A former drug lab chemist convicted of faking test results and tampering with evidence, leading to a review of tens of thousands of criminal cases, is out of prison.
Annie Doohkan has been paroled, a spokesman for the Massachusetts prisons system confirmed to the Boston Herald. Nicolas Gordon, the attorney who represented Dookhan during her criminal case, said she was released about a month ago.
Dookhan tampered with evidence while working as a testing chemist at a Boston lab operated by the Department of Public Health. She was sentenced to three to five years in prison in November 2013.
Gordon says Dookhan's focus has been on her family and she hasn't made any major decisions about her future.
But while Dookhan is now free, thousands of people are still in prison awaiting a chance to challenge convictions made on possibly tainted evidence, the Massachusetts chapter of the American Civil Liberties Union said Tuesday in response to the news.
The civil rights group has sued to have local district attorneys turn over lists of possibly impacted cases by May 9. Prosecutors have previously estimated that there could be 20,000 such cases.

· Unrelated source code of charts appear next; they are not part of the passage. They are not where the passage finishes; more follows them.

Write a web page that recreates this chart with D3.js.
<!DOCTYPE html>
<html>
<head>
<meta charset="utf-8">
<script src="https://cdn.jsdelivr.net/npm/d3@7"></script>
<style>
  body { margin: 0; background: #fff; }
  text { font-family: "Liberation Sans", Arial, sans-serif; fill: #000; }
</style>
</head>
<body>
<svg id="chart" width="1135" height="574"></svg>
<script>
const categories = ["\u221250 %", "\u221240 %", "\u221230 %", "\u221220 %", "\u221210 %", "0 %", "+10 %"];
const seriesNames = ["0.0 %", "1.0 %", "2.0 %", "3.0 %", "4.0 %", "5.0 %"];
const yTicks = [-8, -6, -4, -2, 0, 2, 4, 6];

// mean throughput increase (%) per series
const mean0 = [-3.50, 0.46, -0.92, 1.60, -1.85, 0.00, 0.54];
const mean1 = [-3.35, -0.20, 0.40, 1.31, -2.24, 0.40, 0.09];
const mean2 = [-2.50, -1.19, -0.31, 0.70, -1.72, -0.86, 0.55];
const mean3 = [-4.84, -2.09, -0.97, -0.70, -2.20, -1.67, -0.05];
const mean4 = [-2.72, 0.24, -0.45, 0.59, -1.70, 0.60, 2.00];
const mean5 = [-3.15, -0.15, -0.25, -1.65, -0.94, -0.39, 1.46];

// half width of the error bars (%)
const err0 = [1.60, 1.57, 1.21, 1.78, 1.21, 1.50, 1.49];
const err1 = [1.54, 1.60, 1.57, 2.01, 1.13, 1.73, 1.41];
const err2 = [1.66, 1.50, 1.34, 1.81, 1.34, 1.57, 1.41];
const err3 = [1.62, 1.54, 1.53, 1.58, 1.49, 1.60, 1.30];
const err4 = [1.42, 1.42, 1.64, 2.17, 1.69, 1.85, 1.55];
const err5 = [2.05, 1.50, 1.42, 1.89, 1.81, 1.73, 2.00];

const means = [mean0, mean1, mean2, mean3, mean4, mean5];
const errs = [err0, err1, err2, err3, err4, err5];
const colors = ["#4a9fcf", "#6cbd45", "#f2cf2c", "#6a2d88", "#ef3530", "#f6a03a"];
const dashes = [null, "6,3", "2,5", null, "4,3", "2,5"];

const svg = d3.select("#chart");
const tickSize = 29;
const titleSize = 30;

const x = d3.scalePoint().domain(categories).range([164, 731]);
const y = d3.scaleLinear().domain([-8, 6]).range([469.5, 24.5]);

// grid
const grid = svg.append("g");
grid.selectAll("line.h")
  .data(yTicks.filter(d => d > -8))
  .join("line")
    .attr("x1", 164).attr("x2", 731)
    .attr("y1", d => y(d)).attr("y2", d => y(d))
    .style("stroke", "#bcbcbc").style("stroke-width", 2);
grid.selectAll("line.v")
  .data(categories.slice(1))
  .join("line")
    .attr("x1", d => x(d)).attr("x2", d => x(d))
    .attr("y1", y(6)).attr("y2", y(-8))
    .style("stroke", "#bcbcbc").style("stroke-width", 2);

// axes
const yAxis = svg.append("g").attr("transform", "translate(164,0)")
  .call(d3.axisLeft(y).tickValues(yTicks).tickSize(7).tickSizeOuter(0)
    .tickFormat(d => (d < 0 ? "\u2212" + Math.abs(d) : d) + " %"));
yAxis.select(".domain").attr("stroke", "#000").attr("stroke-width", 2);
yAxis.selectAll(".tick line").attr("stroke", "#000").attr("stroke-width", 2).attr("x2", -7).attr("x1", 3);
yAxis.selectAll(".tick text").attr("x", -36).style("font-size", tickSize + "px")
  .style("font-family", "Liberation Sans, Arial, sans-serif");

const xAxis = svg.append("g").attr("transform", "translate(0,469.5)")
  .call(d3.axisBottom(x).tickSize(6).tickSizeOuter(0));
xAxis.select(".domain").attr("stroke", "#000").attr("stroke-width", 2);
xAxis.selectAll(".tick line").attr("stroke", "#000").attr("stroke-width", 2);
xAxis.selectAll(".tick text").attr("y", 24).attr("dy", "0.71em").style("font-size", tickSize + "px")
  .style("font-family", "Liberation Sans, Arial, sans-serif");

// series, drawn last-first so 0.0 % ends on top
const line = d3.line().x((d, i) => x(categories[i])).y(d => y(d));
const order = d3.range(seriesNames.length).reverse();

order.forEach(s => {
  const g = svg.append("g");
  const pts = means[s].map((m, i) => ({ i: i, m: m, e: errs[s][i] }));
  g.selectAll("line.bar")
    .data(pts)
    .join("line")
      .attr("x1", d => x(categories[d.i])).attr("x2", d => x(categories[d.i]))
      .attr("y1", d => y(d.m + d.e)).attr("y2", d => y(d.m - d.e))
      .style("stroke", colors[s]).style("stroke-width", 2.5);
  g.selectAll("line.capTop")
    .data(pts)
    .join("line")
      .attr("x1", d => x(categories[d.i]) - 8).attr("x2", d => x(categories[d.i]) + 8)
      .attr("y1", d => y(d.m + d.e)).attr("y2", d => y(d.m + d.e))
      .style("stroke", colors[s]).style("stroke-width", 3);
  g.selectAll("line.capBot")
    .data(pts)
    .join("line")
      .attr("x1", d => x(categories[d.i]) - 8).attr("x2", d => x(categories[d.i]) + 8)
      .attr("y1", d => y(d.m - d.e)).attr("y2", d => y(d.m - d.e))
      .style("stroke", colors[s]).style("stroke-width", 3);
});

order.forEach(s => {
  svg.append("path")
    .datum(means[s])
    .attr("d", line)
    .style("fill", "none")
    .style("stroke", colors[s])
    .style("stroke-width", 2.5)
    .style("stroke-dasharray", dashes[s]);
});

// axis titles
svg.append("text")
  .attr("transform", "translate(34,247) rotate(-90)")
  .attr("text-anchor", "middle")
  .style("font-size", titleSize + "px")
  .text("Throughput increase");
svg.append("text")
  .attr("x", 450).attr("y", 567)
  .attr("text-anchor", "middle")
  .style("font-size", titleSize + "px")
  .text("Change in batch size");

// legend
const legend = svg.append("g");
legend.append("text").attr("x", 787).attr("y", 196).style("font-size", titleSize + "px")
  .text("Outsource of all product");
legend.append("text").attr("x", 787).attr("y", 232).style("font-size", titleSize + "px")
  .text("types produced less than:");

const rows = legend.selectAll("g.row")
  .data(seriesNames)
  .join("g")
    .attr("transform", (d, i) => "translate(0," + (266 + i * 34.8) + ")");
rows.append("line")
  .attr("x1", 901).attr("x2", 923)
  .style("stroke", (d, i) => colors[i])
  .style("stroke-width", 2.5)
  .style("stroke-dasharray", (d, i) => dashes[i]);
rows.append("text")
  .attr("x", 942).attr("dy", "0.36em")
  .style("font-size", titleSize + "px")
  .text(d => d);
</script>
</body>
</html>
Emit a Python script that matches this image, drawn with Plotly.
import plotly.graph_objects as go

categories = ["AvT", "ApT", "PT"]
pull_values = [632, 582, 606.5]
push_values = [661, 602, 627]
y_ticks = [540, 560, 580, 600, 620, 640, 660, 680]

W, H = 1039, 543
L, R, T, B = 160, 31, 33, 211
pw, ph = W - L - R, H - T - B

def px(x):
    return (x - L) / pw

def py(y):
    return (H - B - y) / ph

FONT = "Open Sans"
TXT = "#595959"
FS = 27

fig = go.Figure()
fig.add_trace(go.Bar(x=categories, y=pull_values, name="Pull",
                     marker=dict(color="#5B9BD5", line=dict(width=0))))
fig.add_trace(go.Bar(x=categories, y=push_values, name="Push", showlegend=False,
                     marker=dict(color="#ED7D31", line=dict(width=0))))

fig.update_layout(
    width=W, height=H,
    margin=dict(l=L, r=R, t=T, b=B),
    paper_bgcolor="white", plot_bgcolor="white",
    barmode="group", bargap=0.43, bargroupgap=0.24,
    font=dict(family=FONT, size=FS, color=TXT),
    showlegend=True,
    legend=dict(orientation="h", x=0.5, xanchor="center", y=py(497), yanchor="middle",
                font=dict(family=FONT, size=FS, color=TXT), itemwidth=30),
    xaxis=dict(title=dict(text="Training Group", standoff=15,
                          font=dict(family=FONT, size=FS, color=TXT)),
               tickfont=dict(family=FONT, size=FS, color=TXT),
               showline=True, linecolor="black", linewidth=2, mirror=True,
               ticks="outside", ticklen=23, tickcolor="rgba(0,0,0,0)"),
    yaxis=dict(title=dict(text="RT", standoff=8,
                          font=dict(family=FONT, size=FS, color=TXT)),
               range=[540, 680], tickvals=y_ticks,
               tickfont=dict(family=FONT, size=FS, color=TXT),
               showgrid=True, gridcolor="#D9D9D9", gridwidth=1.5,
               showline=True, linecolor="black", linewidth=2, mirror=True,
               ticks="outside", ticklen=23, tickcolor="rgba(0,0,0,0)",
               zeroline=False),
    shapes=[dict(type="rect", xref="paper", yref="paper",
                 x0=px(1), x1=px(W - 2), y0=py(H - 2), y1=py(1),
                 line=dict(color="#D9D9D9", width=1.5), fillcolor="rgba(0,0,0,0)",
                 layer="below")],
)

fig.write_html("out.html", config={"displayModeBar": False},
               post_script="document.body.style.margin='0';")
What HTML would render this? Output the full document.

"It's a shame that most of the people cheated by the scandal at the Hinton Lab still have not been notified by the Commonwealth that they have the right to challenge their convictions," said ACLU of Massachusetts staff attorney Carl Williams. "We hope that, once the list of Dookhan's victims is completed in May, and notice is sent to them, the Commonwealth can begin to systematically redress these thousands of wrongs."